I once read a couple of #essays by #Putin

Spring 2004, took a break off my galley, but then ended up spending time browsing through Parliamentary archives. What was I looking for? Can’t really say. Anyway it was between this brief break that I got a wind about an irresistible scoop – an offer to sample letters written by Putin.

Sure why not! Don’t need to ask how it was obtained or when the letters were written. Just went for it. Whipped out my Bodelian library card, ask if there’s any need to take some kind of oath or swear to…whatever all over again. Was told “not needed.” Good, and got pointed to a package. I walked over looked around the simple package, study it for a while. Took in the size, the color, the print, the typeface and generally the simple outlook.

What struck me first was…: if this compilation of letters had been published for the world to see, then Mr. Putin would have saved a Russian publishing house a lot of money on ink and printing by opting for simple light typeface with no serif – on a brownish and obviously recyclable type of paper.

Then comes the size of paper, could it be US legal, British, German, European legal or something Orthodoxy Russian and either tainted with ink blots, ciggy burns, sweat or perfume?

Anyway I sat down, loosen the package, open it and started browsing through. Stunned! …after about five minutes of browsing, I looked up for the archivist who pointed me in the direction of the package but he was nowhere to be found.

C’mon, I was expecting love letters to his wife, poems to his his daughter’s or girl friends and what do I have here? A couple of essays. Five different essays as a matter of fact – mostly written (typed) in Russian, some parts were in German and some in English.

The subject was economics. Area of focus is finance, banking, insurance and manufacturing. The language is academic, the syntax is high minded, dry with a bit of Russian idioms. Nonetheless, they were all logically disciplined, well structured and straight to the point.

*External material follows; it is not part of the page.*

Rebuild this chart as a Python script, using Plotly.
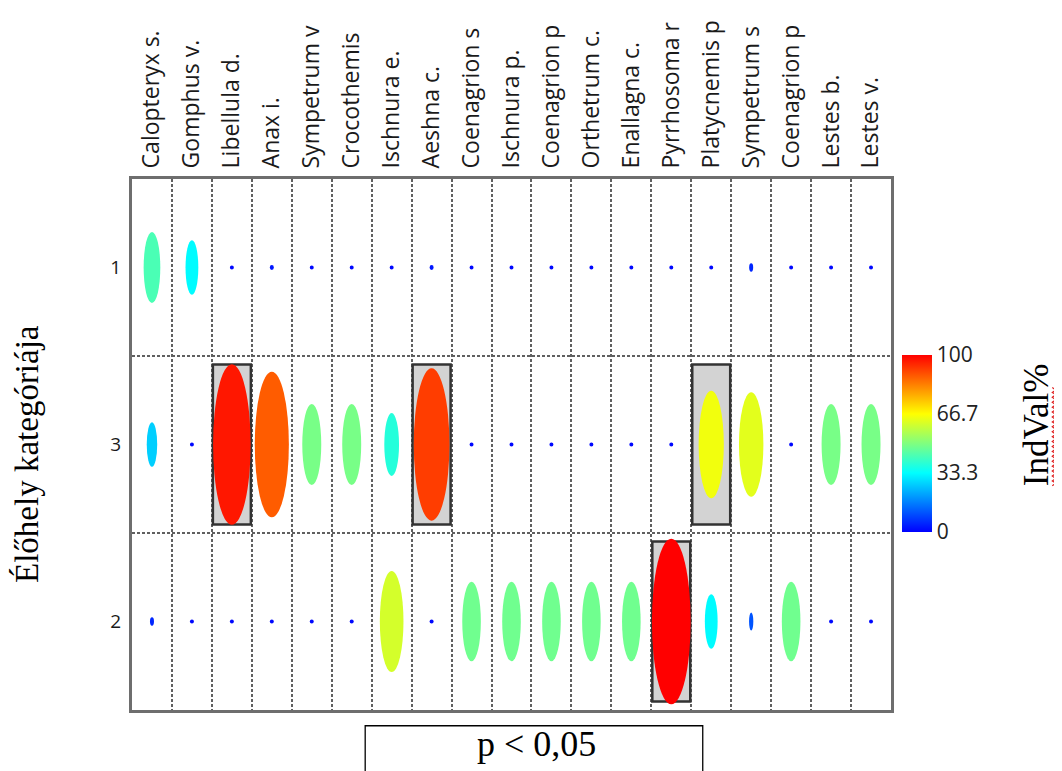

One more thing, his abbreviations (full stops semi-colon and comas) were deployed symbolically enough for core content, substance, subject to support general context. A very good read indeed. Could have been an editorial out of the Wall Street Journal or Financial Times.

Sat straight in the chair, took a deep breath, reflected on two things: Russian culture of letter writing to it’s Tsarist administrators and Potemkin.

Why Potemkin? Well, Potemkin supposedly did so well for mother Russia in Odessa, Crimea, the Black Sea and Ukraine to the point getting stabbed in the back by Russian intelligencia. Their reason: yes, he can think, he appear exceptional but not extra-ordinary because they don’t think he’s good enough when it come to application.

Today Mr. Putin – one of few Russians with repetitive first and second names, has done everything he talked and wrote about. His ideas have worked so well Russians are not selling the shirt on their back for a meal anymore. But this Ukrainian crisis or Kyiv betrayal as they say – if the gentlemen of Russia intelligencia did not see a topographical arc running from Sumy through Poltava to Kirovohrad and Soroca in Moldova, then Mr. Putin will be replaced like they did Potemkin.

My point is the multi-cultural hub of Ukraine and all its occupants are to be protected and if it means cutting Ukraine off the sea, Russia will do it. The blueprint is obvious. To hesitate is to have a band of Ukraine, Georgia and the rest of the Black Sea countries coming together to exact a Black Sea access price on Russia.